Let me give an example. The Adaptation Fund is doing an excellent job. But it has already run out of money. Mr. Chair, one possibility is for the GCF to finance the Adaptation Fund as an implementing entity. This one decision could be crucial and I recommend this to jump-start implementation on adaptation as an outcome of Lima. We need such initiatives and successes.

But the GCF as funded cannot do everything given its limited size: REDD+, loss and damage, and enormous financial and technology needs for mitigation. That is why the need of quickly moving to the goal of US$100 billion annually by 2020 is so crucial for everything we are discussing at Lima and in the run-up to 2015 COP.
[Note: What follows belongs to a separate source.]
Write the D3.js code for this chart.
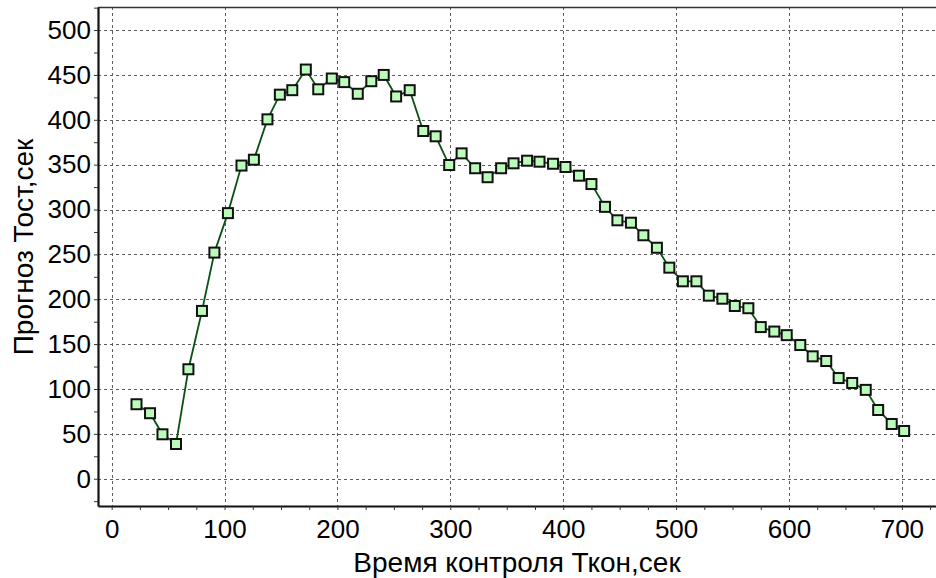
<!DOCTYPE html>
<html>
<head>
<meta charset="utf-8">
<script src="https://cdn.jsdelivr.net/npm/d3@7"></script>
<style>
  html, body { margin: 0; padding: 0; background: #fff; }
  svg { display: block; font-family: "Liberation Sans", Arial, sans-serif; }
</style>
</head>
<body>
<svg id="chart" width="936" height="578"></svg>
<script>
// time of control, sec
const tKon = [22, 34, 45, 57, 68, 80, 91, 103, 115, 126,
  138, 149, 160, 172, 183, 195, 206, 218, 230, 241,
  252, 264, 276, 287, 299, 310, 322, 333, 345, 356,
  368, 379, 391, 402, 414, 425, 437, 448, 460, 471,
  483, 494, 506, 518, 529, 541, 552, 564, 575, 587,
  598, 610, 621, 633, 644, 656, 668, 679, 691, 702];

// forecast T ost, sec
const tOst = [83, 73, 49.5, 38.7, 122, 187, 252, 296, 349, 355.5,
  400.5, 428, 433, 456, 434, 446, 442, 429, 443, 450,
  426, 433, 387.5, 381.6, 349.6, 362.6, 346, 336, 346, 351.5,
  354.4, 353.3, 351, 347.4, 337.7, 328.4, 303, 288, 285.3, 271.3,
  257.4, 235.2, 220, 220, 204, 200.6, 192.5, 190, 169, 164,
  160, 149, 136.4, 131.2, 112.2, 106.7, 99, 76.6, 61, 53.2];

const xTicks = [0, 100, 200, 300, 400, 500, 600, 700];
const yTicks = [0, 50, 100, 150, 200, 250, 300, 350, 400, 450, 500];
const xMinor = d3.range(0, 726, 25);
const yMinor = d3.range(-25, 526, 25);

const xTitle = "Время контроля Ткон,сек";
const yTitle = "Прогноз Тост,сек";

const data = tKon.map((t, i) => ({ t: t, v: tOst[i] }));

const svg = d3.select("#chart");
const margin = { top: 7, right: -2, bottom: 72, left: 98 };
const width = +svg.attr("width");
const height = +svg.attr("height");

const x = d3.scaleLinear()
  .domain([-12.1, 732])
  .range([margin.left, width - margin.right]);

const y = d3.scaleLinear()
  .domain([-30.4, 525.7])
  .range([height - margin.bottom, margin.top]);

// grid
const grid = svg.append("g")
  .attr("stroke", "#5e5e5e")
  .attr("stroke-width", 1)
  .attr("stroke-dasharray", "3,3")
  .attr("shape-rendering", "crispEdges");

grid.selectAll(".gx")
  .data(xTicks)
  .join("line")
  .attr("x1", d => Math.round(x(d)) + 0.5)
  .attr("x2", d => Math.round(x(d)) + 0.5)
  .attr("y1", margin.top)
  .attr("y2", height - margin.bottom);

grid.selectAll(".gy")
  .data(yTicks)
  .join("line")
  .attr("x1", margin.left)
  .attr("x2", width)
  .attr("y1", d => Math.round(y(d)) + 0.5)
  .attr("y2", d => Math.round(y(d)) + 0.5);

// top frame line
svg.append("line")
  .attr("x1", margin.left)
  .attr("x2", width)
  .attr("y1", margin.top + 0.5)
  .attr("y2", margin.top + 0.5)
  .attr("stroke", "#333")
  .attr("stroke-width", 1.5);

// axes
const fmtX = d => xTicks.includes(d) ? d : "";
const fmtY = d => yTicks.includes(d) ? d : "";

const gx = svg.append("g")
  .attr("transform", `translate(0,${height - margin.bottom})`)
  .call(d3.axisBottom(x).tickValues(xMinor).tickFormat(fmtX)
    .tickSize(4).tickSizeOuter(0).tickPadding(10));

const gy = svg.append("g")
  .attr("transform", `translate(${margin.left},0)`)
  .call(d3.axisLeft(y).tickValues(yMinor).tickFormat(fmtY)
    .tickSize(4).tickSizeOuter(0).tickPadding(3));

[gx, gy].forEach(g => {
  g.select(".domain").attr("stroke", "#111").attr("stroke-width", 2.2);
  g.selectAll(".tick line").attr("stroke", "#333").attr("stroke-width", 1);
  g.selectAll(".tick text")
    .attr("fill", "#000")
    .style("font-family", "'Liberation Sans', Arial, sans-serif")
    .style("font-size", "26px");
});

// line
const line = d3.line()
  .x(d => x(d.t))
  .y(d => y(d.v));

svg.append("path")
  .datum(data)
  .attr("fill", "none")
  .attr("stroke", "#0a5214")
  .attr("stroke-width", 1.8)
  .attr("d", line);

// markers
const s = 10;
svg.selectAll(".pt")
  .data(data)
  .join("rect")
  .attr("x", d => x(d.t) - s / 2)
  .attr("y", d => y(d.v) - s / 2)
  .attr("width", s)
  .attr("height", s)
  .attr("fill", "#bdfbbd")
  .attr("stroke", "#111")
  .attr("stroke-width", 2);

// titles
svg.append("text")
  .attr("x", 517)
  .attr("y", 572)
  .attr("text-anchor", "middle")
  .attr("font-size", "28px")
  .attr("fill", "#000")
  .text(xTitle);

svg.append("text")
  .attr("transform", "translate(33,247) rotate(-90)")
  .attr("text-anchor", "middle")
  .attr("font-size", "28px")
  .attr("fill", "#000")
  .text(yTitle);
</script>
</body>
</html>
Let me also suggest another way of enhancing global climate finance. In India, we have recently announced plans to scale up our actions for clean air, water, rivers, energy and habitations. Investors from developed countries stand to gain by utilizing these commercial opportunities. This will be beyond the resources from the US$100 billion in global public climate finance by 2020 that I have talked about as a minimum for global efforts.

My argument is that developed countries need to think much more innovatively to collectively tap their financial markets, their long-term pension funds and bond markets, reducing costs and risks, and bring this financing and join our national efforts, as in other developing countries. This cannot be a substitute for predictable public climate finances of a sufficient size, but is a complementary way.

Mr. Chair, “an army marches on its stomach”. Global climate action rests on the shoulders of the means of implementation, especially on finance and technology. We need to address these issues urgently in the months ahead, well before 2015 COP, if we want to do much better.